If you do not have insurance and think that you may need long-term care in the future, you may want to spend down your assets to qualify for Medicaid. You could achieve this by converting a portion of your non-exempt assets into an annuity. As most states offer special consideration to the income annuity. Before reading further, do ensure that using an income annuity in conjunction with Medicaid is viable in your state. A local attorney should be able to help you out with understanding the same.
To make the most of this option, you must use an income annuity with an irrevocable payout option. The reason for this is because the contract will be valued with the owner's assets if the owner has the authority to alter the terms of the payout. You must also remember that to qualify for Medicaid, you must have as few assets as possible.
Another point to remember is that the income received by the annuity should not exceed the amount allowed under the Medicaid spend down rules. Neither should it exceed the state's income cap limits.
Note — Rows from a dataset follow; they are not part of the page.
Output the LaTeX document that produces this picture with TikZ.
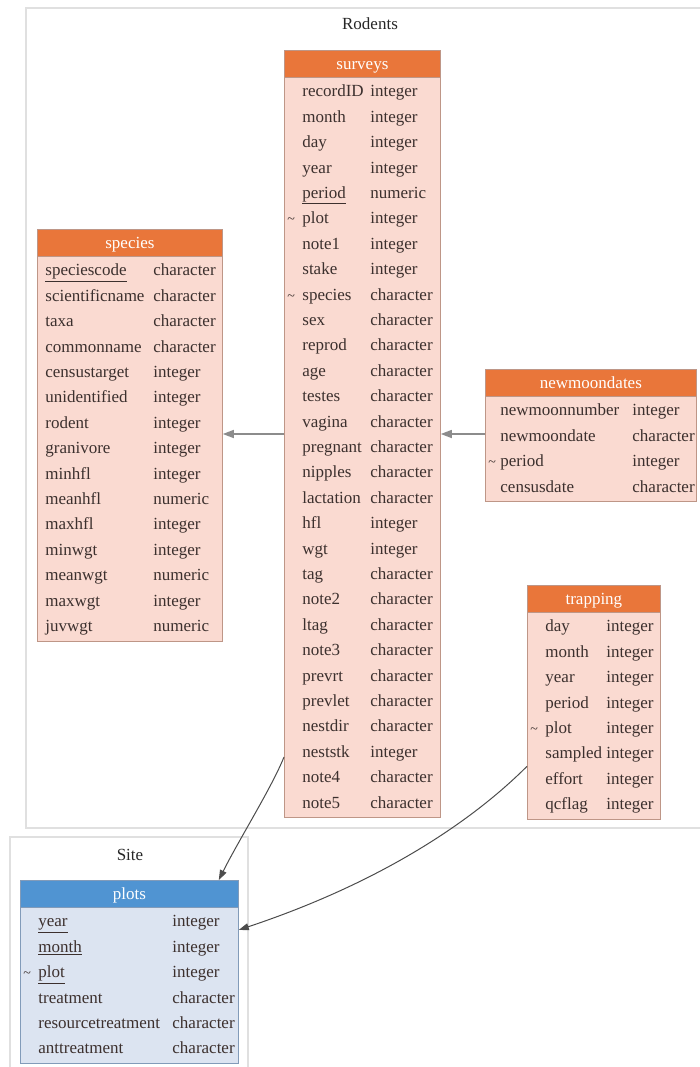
\documentclass[tikz,border=0pt]{standalone}
\usepackage{fontspec}
\setmainfont{Liberation Serif}
\usepackage{array}
\usepackage{tikz}
\usetikzlibrary{
  shapes.multipart,
  arrows.meta
}
\definecolor{hdrorange}{RGB}{233,118,58}
\definecolor{rowpink}{RGB}{250,218,209}
\definecolor{rowline}{RGB}{190,150,135}
\definecolor{hdrblue}{RGB}{80,148,210}
\definecolor{rowblue}{RGB}{220,228,241}
\definecolor{blueline}{RGB}{130,155,185}
\definecolor{rowtext}{RGB}{60,48,46}
\definecolor{clusterline}{RGB}{224,224,224}
\newcommand{\tildemark}{\hspace*{3pt}{\fontsize{14}{25.4}\selectfont\textasciitilde}}

\begin{document}
\begin{tikzpicture}[x=1pt,y=-1pt,
  tbl/.style={rectangle split, rectangle split parts=2,
    rectangle split part fill={hdrorange,rowpink}, draw=rowline, line width=0.8pt,
    inner xsep=0pt, inner ysep=1.5pt, anchor=north west, text=rowtext,
    font=\fontsize{17}{25.4}\selectfont},
  sitetbl/.style={tbl, rectangle split part fill={hdrblue,rowblue}, draw=blueline},
  cluster/.style={draw=clusterline, line width=1.2pt},
  lbl/.style={text=black!85, font=\fontsize{17}{20}\selectfont},
  ref/.style={-{Triangle[length=11pt,width=8pt]}, line width=1.5pt, draw=black!45},
  siteref/.style={-{Triangle[length=10pt,width=7pt]}, line width=1pt, draw=black!70}
]
\useasboundingbox (0,0) rectangle (699,1067);
\draw[cluster] (26,8) rectangle (712,828);
\node[lbl] (rodents-lbl) at (370,24) {Rodents};
\draw[cluster] (10,837) rectangle (248,1082);
\node[lbl] (site-lbl) at (130,855) {Site};

\node[tbl] (surveys) at (284,50) {\textcolor{white}{surveys}\rule[-6pt]{0pt}{23pt}
\nodepart{two}\begin{tabular}{@{}p{18pt}@{}p{68pt}@{}p{70pt}@{}}
& recordID & integer\\
& month & integer\\
& day & integer\\
& year & integer\\
& \underline{period} & numeric\\
\tildemark & plot & integer\\
& note1 & integer\\
& stake & integer\\
\tildemark & species & character\\
& sex & character\\
& reprod & character\\
& age & character\\
& testes & character\\
& vagina & character\\
& pregnant & character\\
& nipples & character\\
& lactation & character\\
& hfl & integer\\
& wgt & integer\\
& tag & character\\
& note2 & character\\
& ltag & character\\
& note3 & character\\
& prevrt & character\\
& prevlet & character\\
& nestdir & character\\
& neststk & integer\\
& note4 & character\\
& note5 & character
\end{tabular}};

\node[tbl] (species) at (37,229) {\textcolor{white}{species}\rule[-6pt]{0pt}{23pt}
\nodepart{two}\begin{tabular}{@{}p{8pt}@{}p{108pt}@{}p{69pt}@{}}
& \underline{speciescode} & character\\
& scientificname & character\\
& taxa & character\\
& commonname & character\\
& censustarget & integer\\
& unidentified & integer\\
& rodent & integer\\
& granivore & integer\\
& minhfl & integer\\
& meanhfl & numeric\\
& maxhfl & integer\\
& minwgt & integer\\
& meanwgt & numeric\\
& maxwgt & integer\\
& juvwgt & numeric
\end{tabular}};

\node[tbl] (newmoondates) at (485,369) {\textcolor{white}{newmoondates}\rule[-6pt]{0pt}{23pt}
\nodepart{two}\begin{tabular}{@{}p{15pt}@{}p{132pt}@{}p{64pt}@{}}
& newmoonnumber & integer\\
& newmoondate & character\\
\tildemark & period & integer\\
& censusdate & character
\end{tabular}};

\node[tbl] (trapping) at (527,585) {\textcolor{white}{trapping}\rule[-6pt]{0pt}{23pt}
\nodepart{two}\begin{tabular}{@{}p{18pt}@{}p{61pt}@{}p{54pt}@{}}
& day & integer\\
& month & integer\\
& year & integer\\
& period & integer\\
\tildemark & plot & integer\\
& sampled & integer\\
& effort & integer\\
& qcflag & integer
\end{tabular}};

\node[sitetbl] (plots) at (20,880) {\textcolor{white}{plots}\rule[-6pt]{0pt}{23pt}
\nodepart{two}\begin{tabular}{@{}p{18pt}@{}p{134pt}@{}p{66pt}@{}}
& \underline{year} & integer\\
& \underline{month} & integer\\
\tildemark & \underline{plot} & integer\\
& treatment & character\\
& resourcetreatment & character\\
& anttreatment & character
\end{tabular}};

\draw[ref] (surveys.west) -- (surveys.west -| species.east);
\draw[ref] (newmoondates.west |- surveys.east) -- (surveys.east);
\draw[siteref] ([yshift=-323pt]surveys.west) .. controls +(-12,30) and +(20,-40) .. ([xshift=-20pt]plots.north east);
\draw[siteref] ([yshift=-64pt]trapping.west) .. controls +(-50,50) and +(150,-50) .. ([yshift=42pt]plots.east);
\end{tikzpicture}
\end{document}
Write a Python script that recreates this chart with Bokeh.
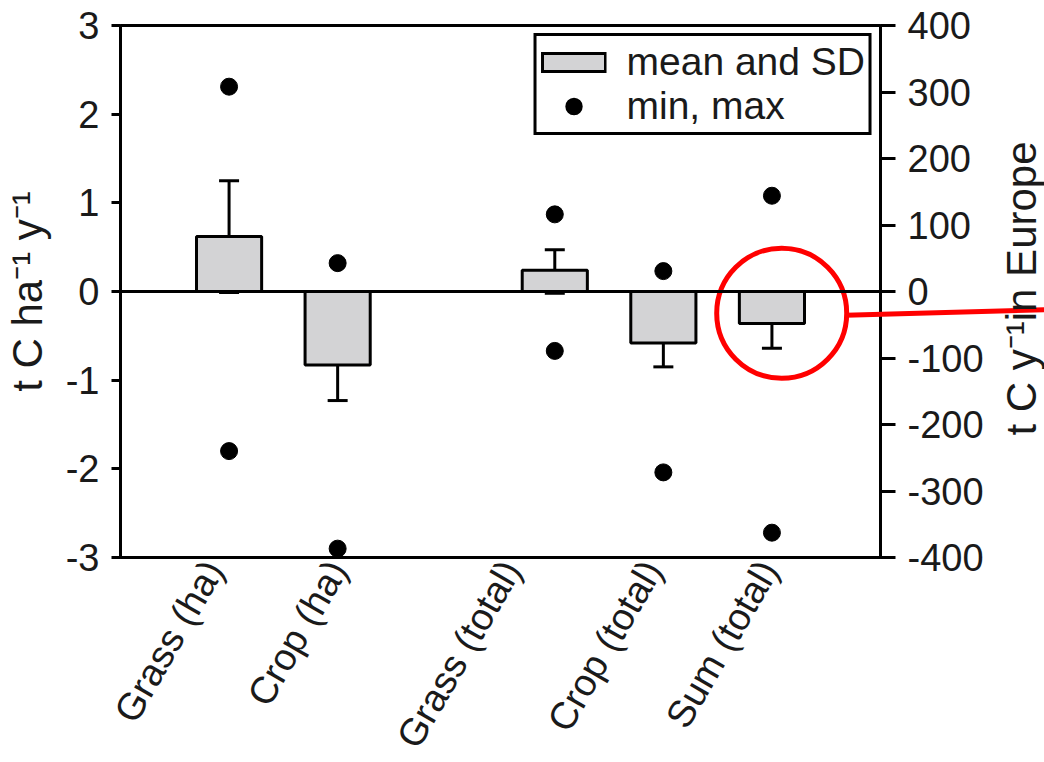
import math
from bokeh.plotting import figure
from bokeh.layouts import row
from bokeh.models import (Range1d, LinearAxis, FixedTicker, ColumnDataSource, Whisker,
                          TeeHead, Span, Legend, LegendItem)
from bokeh.core.properties import value
from bokeh.embed import file_html
from bokeh.resources import INLINE

# ---- data ----
categories = ["Grass (ha)", "Crop (ha)", "Grass (total)", "Crop (total)", "Sum (total)"]
x_pos = [1, 2, 4, 5, 6]                     # slot 3 is left empty
label_pos = [0.86, 2.0, 3.6, 4.9, 5.97]
mean_vals = [0.62, -0.83, 0.24, -0.58, -0.36]
sd_upper = [1.25, -0.42, 0.47, -0.30, -0.07]
sd_lower = [-0.01, -1.23, -0.02, -0.85, -0.64]
max_vals = [2.31, 0.32, 0.87, 0.23, 1.08]
min_vals = [-1.80, -2.90, -0.67, -2.04, -2.72]

left_ticks = [-3, -2, -1, 0, 1, 2, 3]
right_ticks = [-400, -300, -200, -100, 0, 100, 200, 300, 400]
left_label = "t C ha\u207b\u00b9 y\u207b\u00b9"
right_label = "t C y\u207b\u00b9in Europe"

# ---- layout constants ----
W, H = 1044, 762
BL, BR, BT, BB = 120, 164, 25, 205
FW, FH = W - BL - BR, H - BT - BB
X0, X1, Y0, Y1 = 0, 7, -3, 3

FONT = "Liberation Sans"
FS = "38px"
FS_TITLE = "42px"
TXT = "#1a1a1a"
NAN = float("nan")

p = figure(frame_width=FW, frame_height=FH, output_backend="svg", toolbar_location=None,
           x_range=Range1d(X0, X1), y_range=Range1d(Y0, Y1),
           min_border_left=BL, min_border_right=BR, min_border_top=BT,
           min_border_bottom=BB)
p.extra_y_ranges = {"eu": Range1d(-400, 400)}
p.xgrid.visible = False
p.ygrid.visible = False
p.background_fill_color = "white"
p.border_fill_color = "white"
p.outline_line_color = "black"
p.outline_line_width = 3

src = ColumnDataSource(dict(x=x_pos, mean=mean_vals, up=sd_upper, lo=sd_lower,
                            mx=max_vals, mn=min_vals))

bars = p.vbar(x="x", top="mean", bottom=0, width=0.6, source=src,
              fill_color="#d3d3d5", line_color="black", line_width=3)

p.add_layout(Span(location=0, dimension="width", line_color="black", line_width=3))

wh = Whisker(base="x", upper="up", lower="lo", source=src, line_color="black", line_width=3,
             upper_head=TeeHead(size=20, line_width=3, line_color="black"),
             lower_head=TeeHead(size=20, line_width=3, line_color="black"))
p.add_layout(wh)

dots_max = p.scatter(x="x", y="mx", source=src, size=17, color="black")
dots_min = p.scatter(x="x", y="mn", source=src, size=17, color="black")

# legend-only renderers (NaN data, nothing drawn in the plot)
leg_src = ColumnDataSource(dict(x=[NAN], y=[NAN]))
leg_box_outer = p.line(x="x", y="y", source=leg_src, line_color="black", line_width=21,
                       line_cap="butt")
leg_box_inner = p.line(x="x", y="y", source=leg_src, line_color="#d3d3d5", line_width=15,
                       line_cap="butt", line_dash="0 3 60 200")
leg_dot = p.scatter(x="x", y="y", source=leg_src, size=14, color="black", line_width=3)

# red highlight around "Sum (total)"
hx = x_pos[4] + 0.09
hy = (sd_upper[4] + sd_lower[4]) / 2 + 0.11
p.scatter(x=[hx], y=[hy], size=130, marker="circle", fill_color=None,
          line_color="#ff0000", line_width=5)

# axes
xa = p.xaxis[0]
xa.ticker = FixedTicker(ticks=label_pos)
xa.major_label_overrides = {v: c for v, c in zip(label_pos, categories)}
xa.major_label_orientation = math.radians(60)
xa.major_tick_line_color = None
xa.minor_tick_line_color = None
xa.axis_line_width = 3
xa.axis_line_color = "black"
xa.major_label_text_font = FONT
xa.major_label_text_font_size = FS
xa.major_label_text_color = TXT
xa.major_label_standoff = 0

ya = p.yaxis[0]
ya.ticker = FixedTicker(ticks=left_ticks)
ya.major_label_overrides = {v: str(v) for v in left_ticks}
ya.minor_tick_line_color = None
ya.major_tick_in = 0
ya.major_tick_out = 9
ya.major_tick_line_width = 3
ya.axis_line_width = 3
ya.major_label_text_font = FONT
ya.major_label_text_font_size = FS
ya.major_label_text_color = TXT
ya.major_label_standoff = 12
ya.axis_label = left_label
ya.axis_label_text_font = FONT
ya.axis_label_text_font_size = FS_TITLE
ya.axis_label_text_font_style = "normal"
ya.axis_label_text_color = TXT
ya.axis_label_standoff = 12

ra = LinearAxis(y_range_name="eu", ticker=FixedTicker(ticks=right_ticks))
ra.major_label_overrides = {v: str(v) for v in right_ticks}
ra.minor_tick_line_color = None
ra.major_tick_in = 0
ra.major_tick_out = 15
ra.major_tick_line_width = 3
ra.axis_line_width = 3
ra.major_label_text_font = FONT
ra.major_label_text_font_size = FS
ra.major_label_text_color = TXT
ra.major_label_standoff = 12
p.add_layout(ra, "right")

legend = Legend(items=[LegendItem(label="mean and SD", renderers=[leg_box_outer, leg_box_inner]),
                       LegendItem(label="min, max", renderers=[leg_dot])],
                location="top_right", margin=8, padding=4, spacing=0,
                glyph_width=66, glyph_height=36, label_standoff=20,
                label_text_font=FONT, label_text_font_size="39px",
                label_text_color=TXT, label_height=30,
                border_line_color="black", border_line_width=3, border_line_alpha=1.0,
                background_fill_alpha=1.0)
p.add_layout(legend)

# ---- transparent overlay: full canvas width, same vertical frame as the chart ----
ux = (X1 - X0) / FW
ov = figure(width=W, height=H, output_backend="svg", toolbar_location=None,
            x_range=Range1d(X0 - BL * ux, X1 + BR * ux),
            y_range=Range1d(Y0, Y1),
            x_axis_location=None, y_axis_location=None,
            min_border_left=0, min_border_right=0,
            min_border_top=BT, min_border_bottom=BB)
ov.grid.visible = False
ov.background_fill_alpha = 0
ov.border_fill_alpha = 0
ov.outline_line_color = None
ov.styles = {"position": "absolute", "left": "0px", "top": "0px"}

# red connector from the highlight circle out to the right edge
ov.line(x=[hx + 0.59, X1 + BR * ux + 0.2], y=[hy - 0.06, hy + 0.01],
        line_color="#ff0000", line_width=5)
# right-axis title (reads bottom-to-top, centred on the frame)
ov.text(x=[X1 + 141 * ux], y=[(Y0 + Y1) / 2], text=[right_label], angle=math.pi / 2,
        text_align="center", text_baseline="middle",
        text_font=value(FONT), text_font_size=FS_TITLE, text_color=TXT)

layout = row(p, ov)
open("out.html", "w").write(file_html(layout, INLINE))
The irreversible payment schedule will not allow you to reduce the income from the contract, which will make you permanently ineligible for Medicaid.
For instance, if choose to check-into a care home that costs $4,000 per month, you must transfer enough assets into an income annuity, to ensure, you get an approximate of $1600 per month for the rest of your life. But taking your Social Security income into account, which we shall fix at a hypothetical $1300 per month, your income comes to a total of $2900 per month. This could make you ineligible for Medicaid due to the income cap mentioned by the state. For 2010, the maximum amount of earned income was $2022. This way you do not receive benefits from Medicaid, nor would you have enough to cover your monthly bills. If you do decide to opt for income annuity to benefit from Medicaid, ensure that your income level is just right, as there'll be no way to change the terms, once you start receiving your monthly payouts.